CINCINNATI -- When Ann Elizabeth Sullivan went into surgery to have a tumor removed from her breast, her doctor predicted it would be fast and non-invasive.
Eight hours later, she came off the table minus one breast and 28 lymph nodes, a surgical drain implanted in one side to collect fluid accumulating where her tumor had been.
She was bald, weak and uncomfortable, she said -- and the only clothes that could accommodate her new attachment were bath robes and men's button-up shirts. Her husband had to help her wrap up the tubes and pin them to the inside of the garments.
"I felt ill; I didn't feel like myself," Sullivan said. "I had tons of bandages, and it was just a very uncomfortable time. … Even 15 years out, it's that fresh in my mind."

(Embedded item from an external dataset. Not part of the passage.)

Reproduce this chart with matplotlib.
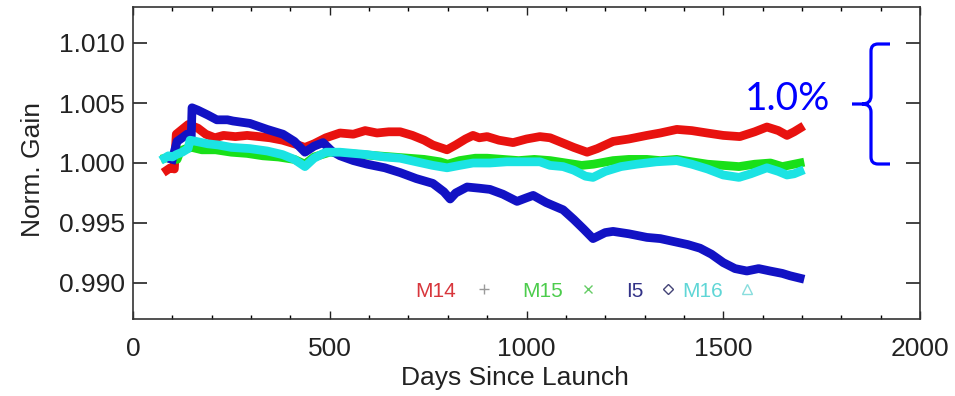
import matplotlib
matplotlib.use("Agg")
import matplotlib.pyplot as plt
from matplotlib.path import Path
from matplotlib.patches import PathPatch

# ---------------- data ----------------
m14_days = [86, 95, 105, 110, 125, 140, 150, 165, 185, 208, 230, 260, 290, 320, 348, 380, 410, 437,
            460, 490, 526, 560, 590, 620, 650, 679, 710, 740, 762, 780, 798, 820, 845, 864, 880, 900,
            930, 966, 1000, 1034, 1060, 1090, 1120, 1154, 1180, 1220, 1260, 1306, 1340, 1382, 1420,
            1459, 1500, 1542, 1580, 1611, 1640, 1662, 1680, 1695]
m14_gain = [0.9994, 0.9996, 0.9995, 1.0024, 1.0028, 1.0032, 1.0031, 1.0029, 1.0024, 1.0021, 1.0023,
            1.0022, 1.0023, 1.0022, 1.0021, 1.0019, 1.0016, 1.0013, 1.0016, 1.0021, 1.0025, 1.0024,
            1.0027, 1.0025, 1.0026, 1.0026, 1.0023, 1.0019, 1.0015, 1.0013, 1.0011, 1.0015, 1.0020,
            1.0023, 1.0021, 1.0022, 1.0019, 1.0017, 1.0020, 1.0022, 1.0021, 1.0017, 1.0013, 1.0009,
            1.0012, 1.0018, 1.0020, 1.0023, 1.0025, 1.0028, 1.0027, 1.0025, 1.0023, 1.0022, 1.0026,
            1.0030, 1.0027, 1.0023, 1.0026, 1.0029]

m15_days = [82, 95, 105, 112, 120, 135, 150, 175, 210, 250, 290, 330, 370, 410, 437, 460, 500, 540,
            580, 620, 660, 700, 740, 780, 800, 830, 870, 900, 940, 980, 1020, 1060, 1100, 1140, 1170,
            1220, 1260, 1306, 1340, 1382, 1420, 1460, 1500, 1540, 1580, 1620, 1650, 1680, 1695]
m15_gain = [1.0004, 1.0005, 1.0006, 1.0003, 1.0010, 1.0012, 1.0013, 1.0011, 1.0011, 1.0009, 1.0008,
            1.0006, 1.0005, 1.0003, 0.9999, 1.0005, 1.0009, 1.0008, 1.0007, 1.0006, 1.0005, 1.0004,
            1.0003, 1.0001, 0.9999, 1.0002, 1.0004, 1.0004, 1.0003, 1.0002, 1.0003, 1.0002, 1.0000,
            0.9998, 0.9999, 1.0002, 1.0003, 1.0003, 1.0002, 1.0003, 1.0001, 0.9999, 0.9998, 0.9997,
            0.9999, 1.0000, 0.9997, 0.9999, 1.0000]

m16_days = [80, 90, 100, 110, 125, 140, 145, 160, 190, 217, 250, 297, 341, 380, 410, 437, 460, 490,
            526, 560, 595, 640, 679, 720, 762, 798, 830, 864, 907, 950, 1000, 1034, 1060, 1093, 1120,
            1150, 1169, 1200, 1240, 1280, 1330, 1382, 1420, 1460, 1500, 1540, 1570, 1611, 1640, 1662,
            1680, 1695]
m16_gain = [1.0004, 1.0006, 1.0005, 1.0007, 1.0009, 1.0012, 1.0019, 1.0018, 1.0016, 1.0015, 1.0013,
            1.0012, 1.0010, 1.0007, 1.0003, 0.9997, 1.0004, 1.0009, 1.0009, 1.0008, 1.0007, 1.0005,
            1.0004, 1.0001, 0.9998, 0.9996, 0.9998, 1.0000, 1.0000, 1.0001, 1.0001, 1.0001, 0.9998,
            0.9997, 0.9994, 0.9989, 0.9988, 0.9993, 0.9997, 0.9999, 1.0001, 1.0002, 0.9999, 0.9995,
            0.9990, 0.9988, 0.9991, 0.9996, 0.9993, 0.9990, 0.9991, 0.9993]

i5_days = [100, 112, 125, 137, 148, 150, 165, 190, 213, 240, 254, 297, 341, 381, 410, 437, 460, 483,
           505, 526, 560, 595, 640, 679, 720, 762, 790, 806, 820, 849, 880, 907, 940, 976, 1000, 1017,
           1050, 1093, 1120, 1145, 1169, 1200, 1220, 1260, 1306, 1340, 1382, 1410, 1441, 1470, 1500,
           1530, 1560, 1590, 1619, 1650, 1670, 1695]
i5_gain = [1.0003, 1.0018, 1.0021, 1.0024, 1.0022, 1.0046, 1.0044, 1.0040, 1.0036, 1.0036, 1.0035,
           1.0033, 1.0028, 1.0024, 1.0018, 1.0009, 1.0014, 1.0017, 1.0010, 1.0006, 1.0002, 0.9999,
           0.9996, 0.9992, 0.9987, 0.9983, 0.9976, 0.9970, 0.9975, 0.9980, 0.9979, 0.9978, 0.9974,
           0.9968, 0.9971, 0.9973, 0.9967, 0.9961, 0.9953, 0.9945, 0.9937, 0.9942, 0.9943, 0.9941,
           0.9938, 0.9937, 0.9934, 0.9932, 0.9929, 0.9924, 0.9917, 0.9912, 0.9910, 0.9912, 0.9910,
           0.9908, 0.9906, 0.9904]

x_ticks = [0, 500, 1000, 1500, 2000]
y_ticks = [0.990, 0.995, 1.000, 1.005, 1.010]
y_tick_labels = ["0.990", "0.995", "1.000", "1.005", "1.010"]

legend_labels = ["M14", "M15", "I5", "M16"]
annotation_text = "1.0%"

# ---------------- figure ----------------
W, H = 955, 396
fig = plt.figure(figsize=(W / 100, H / 100), dpi=100)
plt.rcParams['font.family'] = ['Liberation Sans', 'DejaVu Sans']

ax = fig.add_axes([133 / W, 1 - 319 / H, (920 - 133) / W, (319 - 7) / H])

col_red = '#e8120f'
col_green = '#19e019'
col_cyan = '#1be3e3'
col_blue = '#1212c4'

lw = 6.3
ax.plot(m14_days, m14_gain, color=col_red, lw=lw, solid_joinstyle='round', zorder=2)
ax.plot(m15_days, m15_gain, color=col_green, lw=lw, solid_joinstyle='round', zorder=3)
ax.plot(i5_days, i5_gain, color=col_blue, lw=lw, solid_joinstyle='round', zorder=4)
ax.plot(m16_days, m16_gain, color=col_cyan, lw=lw, solid_joinstyle='round', zorder=5)

ax.set_xlim(0, 2000)
ax.set_ylim(0.987, 1.013)
ax.set_xticks(x_ticks)
ax.set_xticks(range(0, 2001, 100), minor=True)
ax.set_yticks(y_ticks)
ax.set_yticklabels(y_tick_labels)

txt_col = '#222222'
ax.tick_params(axis='x', which='major', direction='in', length=6, width=1.0, top=True,
               labelsize=19, pad=13, colors=txt_col)
ax.tick_params(axis='x', which='minor', direction='in', length=3, width=1.0, top=True)
ax.tick_params(axis='y', which='major', direction='in', length=10, width=1.2, right=True,
               labelsize=19, pad=6, colors=txt_col)
for s in ax.spines.values():
    s.set_linewidth(1.2)
    s.set_color('#333333')

ax.set_xlabel("Days Since Launch", fontsize=19, color=txt_col)
ax.xaxis.set_label_coords(0.485, -0.15)
ax.set_ylabel("Norm. Gain", fontsize=19, color=txt_col)
ax.yaxis.set_label_coords(-0.112, 0.48)

# in-plot legend (IDL style)
leg_cols = ['#d8363c', '#4ccc4c', '#333388', '#5fd6d6']
leg_x = [0.385, 0.520, 0.637, 0.724]
for lab, c, xx in zip(legend_labels, leg_cols, leg_x):
    ax.text(xx, 0.072, lab, transform=ax.transAxes, ha='center', va='baseline',
            fontsize=15, color=c)
ax.plot([0.446], [0.095], transform=ax.transAxes, marker='+', ms=7, mew=1.0, color='#9a9a9a', ls='none')
ax.plot([0.578], [0.095], transform=ax.transAxes, marker='x', ms=6, mew=1.0, color='#66cc66', ls='none')
ax.plot([0.680], [0.095], transform=ax.transAxes, marker='D', ms=5, mew=1.0, mfc='none',
        mec='#444477', ls='none')
ax.plot([0.780], [0.095], transform=ax.transAxes, marker='^', ms=7, mew=1.0, mfc='none',
        mec='#88dddd', ls='none')

# brace annotation
def P(x, y):
    return (x / W, 1 - y / H)

verts = [P(890, 44), P(878, 44), P(871, 44), P(871, 51), P(871, 96), P(871, 104), P(862, 104),
         P(852, 104),
         P(862, 104), P(871, 104), P(871, 112), P(871, 157), P(871, 164), P(878, 164), P(890, 164)]
codes = [Path.MOVETO, Path.LINETO, Path.CURVE3, Path.CURVE3, Path.LINETO, Path.CURVE3, Path.CURVE3,
         Path.LINETO,
         Path.MOVETO, Path.CURVE3, Path.CURVE3, Path.LINETO, Path.CURVE3, Path.CURVE3, Path.LINETO]
brace = PathPatch(Path(verts, codes), transform=fig.transFigure, fill=False,
                  edgecolor='#0000ff', lw=2.3, capstyle='butt', joinstyle='round')
fig.patches.append(brace)
fig.text(745 / W, 1 - 110 / H, annotation_text, ha='left', va='baseline', fontsize=28,
         color='#0000ff', family=['Lato', 'DejaVu Sans'])

fig.savefig("out.png", dpi=100)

While Sullivan was struggling through a difficult recovery, her 9-year-old daughter was watching. Megan Sullivan knew when she was accepted into the University of Cincinnati's College of Design, Architecture, Art and Planning that she wanted to do something to help breast cancer survivors who returned home from the hospital and discovered their old clothes weren't made for their post-surgical bodies.
"I wanted to know that the things I was designing were making a difference in society or filling some need," she said. "My mom having gone through (breast cancer), there was no other, better fit for me for something that hit so close to home."
Her fashion line, With Grace B. Bold, was financed via Kickstarter and designed with the wearer's convenience in mind. The first garment, a wrap shirt with a draped cowl neck and built-in drain pocket, is named the Ann Elizabeth after her mother. The second, the Eileen, omits the drain pocket but retains its graceful drape and ease of use. It's ready to go with a tie of one bow and a snap of one button, and the wearer doesn't have to pull anything over their head.
Ann Sullivan said she "never dreamed" Megan remembered as much of her cancer treatment as she did, but she was overwhelmed by what her daughter created.
"After all the chemo and radiation and being bald … It really takes its toll on your femininity and your identity as a woman," she said. "If I'd known that I had something as useful and beautiful as that to go through that difficult time, it would've made everything much easier."
With Grace B. Bold is currently delivering rewards to Kickstarter backers, meaning the Ann Elizabeth and the Eileen won't be available for mainstream consumers to purchase until around summer 2018. In the meantime, Sullivan said she plans to concentrate on launching the brand's website and fulfilling the promises she made to her earliest customers. Her story led her to create With Grace B. Bold; theirs led them to her, hoping for help.
"I can't put into words what that means to me," she said. "I'm personally connecting with people who have gone through this or know someone who's been through this, and that's a very, very personal thing to share with someone."